Stutzman's campaign points to his core team as evidence of a broader coalition around this candidate. While much of his young campaign has been about touting and boosting conservative credentials, Stutzman also has built a stable of political advisers spanning the GOP spectrum.

Stutzman's recent campaign hires include Rob Jesmer, who was the executive director of the National Republican Senatorial Committee during the Mourdock race, and his business partner Terry Nelson, another veteran of the party committees. Stutzman's campaign manager, Brendon DelToro, served as chief of staff to Indiana Rep. Jackie Walorski. And his general consultant, Brooks Kochvar, has worked for both swing-state Sen. Kelly Ayotte and friend-of-Cruz Sen. Mike Lee, too.

"[Stutzman's] goal is to unite the party with as many voters as possible, and the team around him reflects that," Kochvar told National Journal. "He's a member of Congress who has a solid conservative voting record that appeals to both primary and general election voters. "

Scott Reed, the U.S. Chamber of Commerce's senior political strategist, called the 2012 race "a cloud over Indiana and the entire country." It's something that his group spent millions trying to avoid in 2014 and wants to dodge again this election. But, Reed maintained, the Chamber is still "looking at, meeting with, and evaluating" all of the candidates involved in Indiana this election cycle. That includes Stutzman.

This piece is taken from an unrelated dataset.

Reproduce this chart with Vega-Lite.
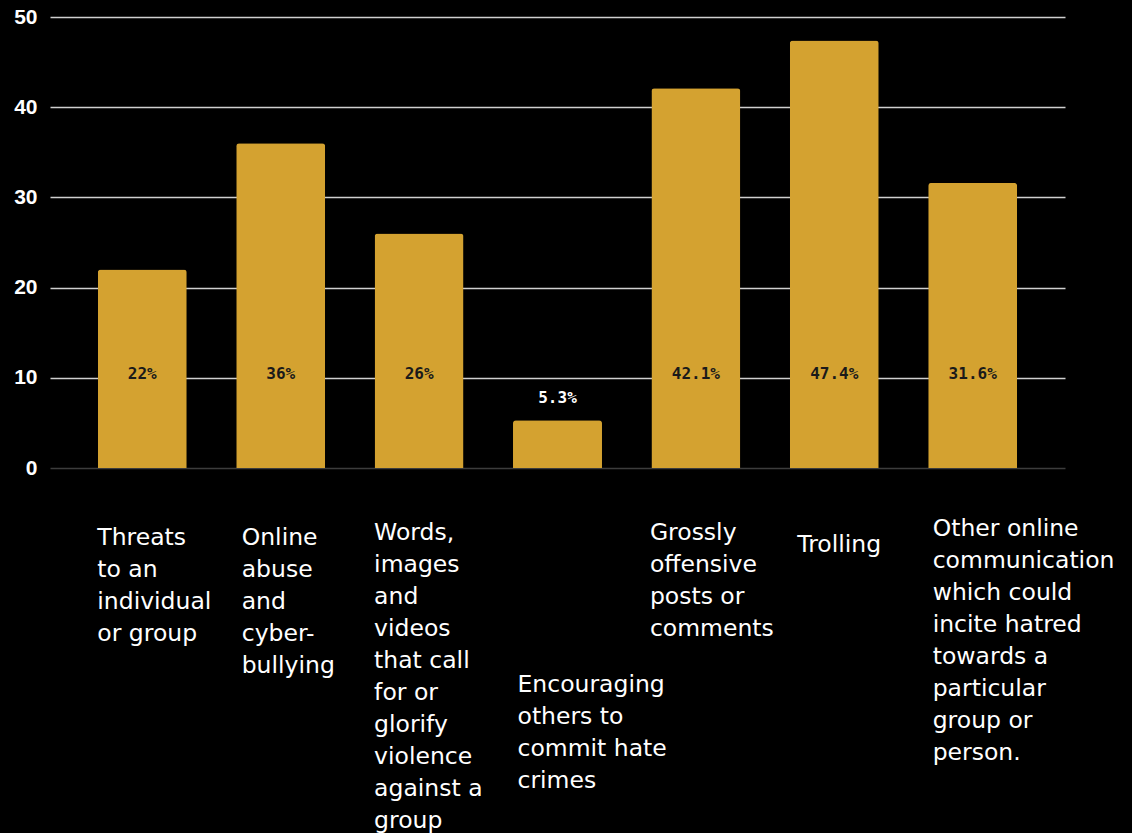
{
  "$schema": "https://vega.github.io/schema/vega-lite/v6.json",
  "width": 1015,
  "height": 451,
  "autosize": {"type": "none"},
  "padding": {"left": 50, "top": 17, "right": 67, "bottom": 365},
  "background": "#000000",
  "config": {"view": {"stroke": null}},
  "data": {
    "values": [
      {"category": "Threats|to an|individual|or group", "value": 22, "label": "22%"},
      {"category": "Online|abuse|and|cyber-|bullying", "value": 36, "label": "36%"},
      {"category": "Words,|images|and|videos|that call|for or|glorify|violence|against a|group", "value": 26, "label": "26%"},
      {"category": "Encouraging|others to|commit hate|crimes", "value": 5.3, "label": "5.3%"},
      {"category": "Grossly|offensive|posts or|comments", "value": 42.1, "label": "42.1%"},
      {"category": "Trolling", "value": 47.4, "label": "47.4%"},
      {"category": "Other online|communication|which could|incite hatred|towards a|particular|group or|person.", "value": 31.6, "label": "31.6%"}
    ]
  },
  "encoding": {
    "x": {
      "field": "category",
      "type": "nominal",
      "sort": null,
      "scale": {"paddingInner": 0.357, "paddingOuter": 0.3455},
      "axis": {
        "title": null,
        "domain": false,
        "ticks": false,
        "tickSize": 0,
        "labelAngle": 0,
        "labelAlign": "left",
        "labelBaseline": "top",
        "labelExpr": "split(datum.value, '|')",
        "labelFont": "DejaVu Sans, sans-serif",
        "labelFontSize": 23.5,
        "labelLineHeight": 32,
        "labelColor": "#ffffff",
        "labelLimit": 0,
        "labelOverlap": false,
        "labelOffset": {
          "condition": [
            {"test": "indexof(datum.value, 'Online|') === 0", "value": -39},
            {"test": "indexof(datum.value, 'Encouraging') === 0", "value": -40},
            {"test": "indexof(datum.value, 'Grossly') === 0", "value": -46},
            {"test": "datum.value === 'Trolling'", "value": -37},
            {"test": "indexof(datum.value, 'Other') === 0", "value": -40}
          ],
          "value": -45
        },
        "labelPadding": {
          "condition": [
            {"test": "indexof(datum.value, 'Words') === 0", "value": 52},
            {"test": "indexof(datum.value, 'Encouraging') === 0", "value": 204},
            {"test": "indexof(datum.value, 'Grossly') === 0", "value": 52},
            {"test": "datum.value === 'Trolling'", "value": 64},
            {"test": "indexof(datum.value, 'Other') === 0", "value": 48}
          ],
          "value": 57
        }
      }
    }
  },
  "layer": [
    {
      "mark": {"type": "bar", "color": "#D4A230", "cornerRadiusTopLeft": 3, "cornerRadiusTopRight": 3},
      "encoding": {
        "y": {
          "field": "value",
          "type": "quantitative",
          "scale": {"domain": [0, 50]},
          "axis": {
            "title": null,
            "domain": false,
            "ticks": false,
            "values": [0, 10, 20, 30, 40, 50],
            "grid": true,
            "gridColor": {"condition": {"test": "datum.value === 0", "value": "#3c3c3c"}, "value": "#cfcfcf"},
            "gridWidth": 1.5,
            "labelColor": "#ffffff",
            "labelFont": "Liberation Sans, Arial, sans-serif",
            "labelFontSize": 21,
            "labelFontWeight": "bold",
            "labelPadding": 13
          }
        }
      }
    },
    {
      "transform": [{"filter": "datum.value >= 10"}],
      "mark": {"type": "text", "font": "DejaVu Sans Mono", "fontWeight": "bold", "fontSize": 16, "letterSpacing": 0.6, "color": "#1a1a1a", "baseline": "middle"},
      "encoding": {
        "y": {"datum": 10.4, "type": "quantitative"},
        "text": {"field": "label"}
      }
    },
    {
      "transform": [{"filter": "datum.value < 10"}],
      "mark": {"type": "text", "font": "DejaVu Sans Mono", "fontWeight": "bold", "fontSize": 16, "letterSpacing": 0.6, "color": "#ffffff", "baseline": "middle", "dy": -22},
      "encoding": {
        "y": {"field": "value", "type": "quantitative"},
        "text": {"field": "label"}
      }
    }
  ]
}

Stutzman's only Republican opponent right now is former state party chairman Eric Holcomb, who most recently served as chief of staff to Coats. But tough competition could come from within his House delegation, if Rep. Todd Young decides to run. Young swept into Congress in 2010 with support from the Club for Growth, but he has since compiled a less stridently conservative record. (Young's career voting score from the group stands at 68 percent, while Stutzman's is 93 percent.)

Young reported raising more than a half-million dollars in the three weeks after Coats's announcement, and says he plans to make a decision soon. And already, two former Indiana Republican chairmen, Al Hubbard and Jim Kittle Jr., have penned a letter calling for Young to join the race, noting that he'd be the "strongest candidate and office holder Republicans could field in 2016."

"Coats's decision to retire from the U. S. Senate has put in play a Senate seat that is crucial to both our state and the direction of the nation," the letter said. "The stakes could not be higher." Young allies point to his Marine Corps service and battleground-district victory in 2010 as more evidence of his strength. The congressman he beat that year: Democrat Baron Hill, who announced a Senate campaign last week and could face Young once again.

To make it there, though, Young would have to get through Stutzman and a primary electorate that has rewarded very conservative candidates recently. And at the same time, Stutzman is working to project a broader appeal than the last GOP nominee.